▶ [The task]: Locate the word "matplotlib" in the material, then show every line that holds it.

▶ [Recorded data]:
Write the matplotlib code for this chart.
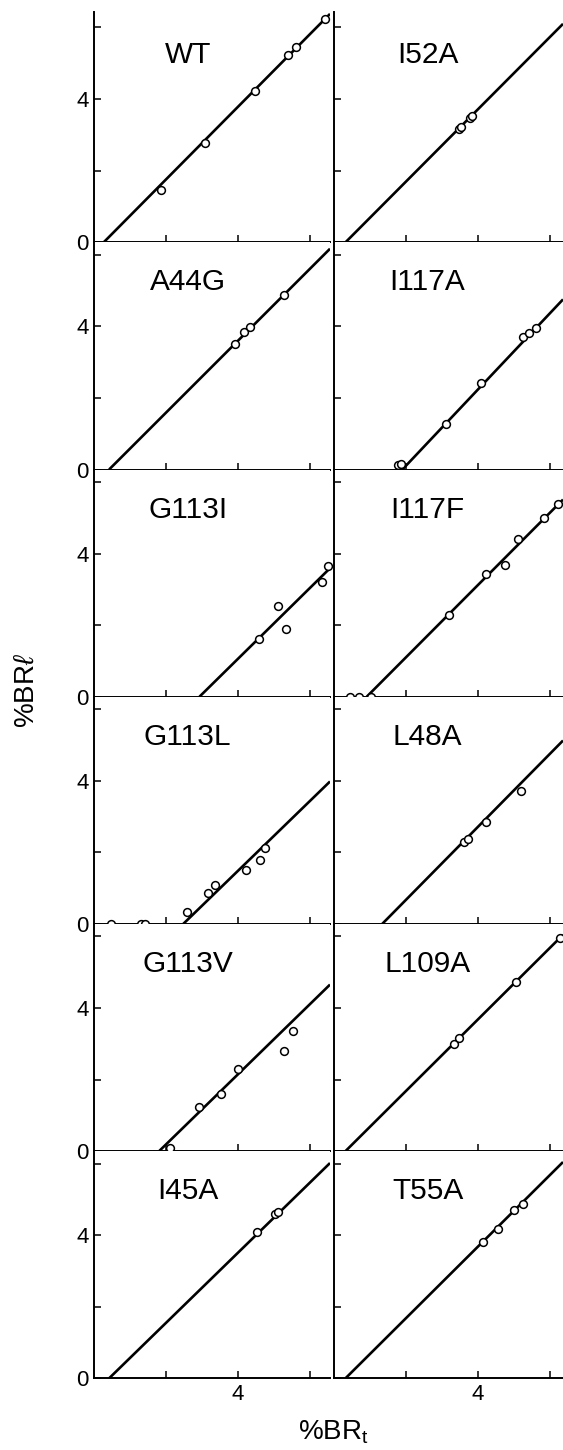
import matplotlib
matplotlib.use("Agg")
import matplotlib.pyplot as plt
import numpy as np

plt.rcParams['font.family'] = ['Liberation Sans', 'DejaVu Sans']
plt.rcParams['mathtext.fontset'] = 'custom'
plt.rcParams['mathtext.rm'] = 'Liberation Sans'
plt.rcParams['mathtext.it'] = 'Liberation Sans:italic'

# Mutants, column by column (left column top to bottom, then right column)
names_left = ['WT', 'A44G', 'G113I', 'G113L', 'G113V', 'I45A']
names_right = ['I52A', 'I117A', 'I117F', 'L48A', 'L109A', 'T55A']

# %BR_t values of the measured points
bx = {
    'WT': [1.85, 3.07, 4.47, 5.40, 5.62, 6.42],
    'A44G': [3.91, 4.18, 4.32, 5.27],
    'G113I': [4.58, 5.11, 5.34, 6.33, 6.49],
    'G113L': [0.46, 1.30, 1.41, 2.58, 3.18, 3.37, 4.23, 4.62, 4.75],
    'G113V': [2.11, 2.92, 3.53, 4.00, 5.29, 5.52],
    'I45A': [4.53, 5.03, 5.10],
    'I52A': [3.48, 3.53, 3.79, 3.84],
    'I117A': [1.78, 1.86, 3.10, 4.09, 5.25, 5.43, 5.60],
    'I117F': [0.44, 0.69, 1.02, 3.19, 4.21, 4.75, 5.11, 5.82, 6.23],
    'L48A': [3.60, 3.71, 4.22, 5.19],
    'L109A': [3.32, 3.48, 5.05, 6.28],
    'T55A': [4.14, 4.55, 4.99, 5.24],
}

# %BR_l values of the measured points
by = {
    'WT': [1.46, 2.78, 4.24, 5.22, 5.45, 6.24],
    'A44G': [3.50, 3.83, 3.99, 4.87],
    'G113I': [1.62, 2.53, 1.90, 3.21, 3.66],
    'G113L': [0.0, 0.0, 0.0, 0.32, 0.87, 1.09, 1.51, 1.79, 2.11],
    'G113V': [0.09, 1.23, 1.59, 2.30, 2.79, 3.36],
    'I45A': [4.10, 4.59, 4.64],
    'I52A': [3.17, 3.22, 3.46, 3.52],
    'I117A': [0.12, 0.14, 1.26, 2.42, 3.69, 3.80, 3.96],
    'I117F': [0.0, 0.0, 0.0, 2.27, 3.42, 3.67, 4.40, 5.00, 5.38],
    'L48A': [2.29, 2.37, 2.84, 3.71],
    'L109A': [2.99, 3.15, 4.72, 5.95],
    'T55A': [3.81, 4.17, 4.69, 4.88],
}

# threshold (x where the fitted line leaves zero) and slope of each fit
threshold = {'WT': 0.27, 'A44G': 0.42, 'G113I': 2.93, 'G113L': 2.48,
             'G113V': 1.81, 'I45A': 0.42, 'I52A': 0.32, 'I117A': 1.90,
             'I117F': 0.91, 'L48A': 1.34, 'L109A': 0.32, 'T55A': 0.32}
slope = {'WT': 1.015, 'A44G': 1.005, 'G113I': 0.99, 'G113L': 0.976,
         'G113V': 0.98, 'I45A': 0.98, 'I52A': 1.01, 'I117A': 1.065,
         'I117F': 1.01, 'L48A': 1.02, 'L109A': 1.0, 'T55A': 1.0}

W, H = 563, 1450
fig = plt.figure(figsize=(W / 100, H / 100), dpi=100)

# panel geometry in pixels
px_per_x = 36.0
px_per_y = 35.8
row_zero = [242.3 + 227.2 * i for i in range(6)]
columns = [(94, 330, names_left), (334, 563, names_right)]

for ci, (x0, x1, names) in enumerate(columns):
    for ri, name in enumerate(names):
        zero = row_zero[ri]
        top = 11.7 if ri == 0 else row_zero[ri - 1]
        ax = fig.add_axes([x0 / W, (H - zero) / H, (x1 - x0) / W, (zero - top) / H])
        xmax = (x1 - x0) / px_per_x
        ax.set_xlim(0, xmax)
        ax.set_ylim(0, (zero - top) / px_per_y)

        # fitted line
        t = threshold[name]
        xl = np.array([t, xmax])
        ax.plot(xl, slope[name] * (xl - t), color='black', lw=1.9,
                solid_capstyle='butt', zorder=2)

        ax.plot(bx[name], by[name], 'o', ms=5.6, mfc='white', mec='black',
                mew=1.1, clip_on=False, zorder=3)

        ax.text(2.6, 5.0, name, ha='center', va='baseline', fontsize=21.5)

        for s in ['top', 'right']:
            ax.spines[s].set_visible(False)
        for s in ['left', 'bottom']:
            ax.spines[s].set_linewidth(1.4)

        ax.set_xticks([2, 4, 6])
        ax.set_yticks([0, 2, 4, 6])
        ax.set_xticklabels(['', '4', ''] if ri == 5 else ['', '', ''])
        ax.set_yticklabels(['0', '', '4', ''] if ci == 0 else ['', '', '', ''])
        ax.tick_params(direction='in', length=5, width=1.1, labelsize=16, pad=4)

fig.text(27 / W, 1 - 690 / H, '%BR$\\ell$', rotation=90, ha='center',
         va='center', fontsize=20)
fig.text(333 / W, 10 / H, '%BR$_\\mathrm{t}$', ha='center', va='baseline',
         fontsize=20)

fig.savefig('out.png', dpi=100)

▶ [Written answer]:
Write the matplotlib code for this chart.
import matplotlib
matplotlib.use("Agg")
import matplotlib.pyplot as plt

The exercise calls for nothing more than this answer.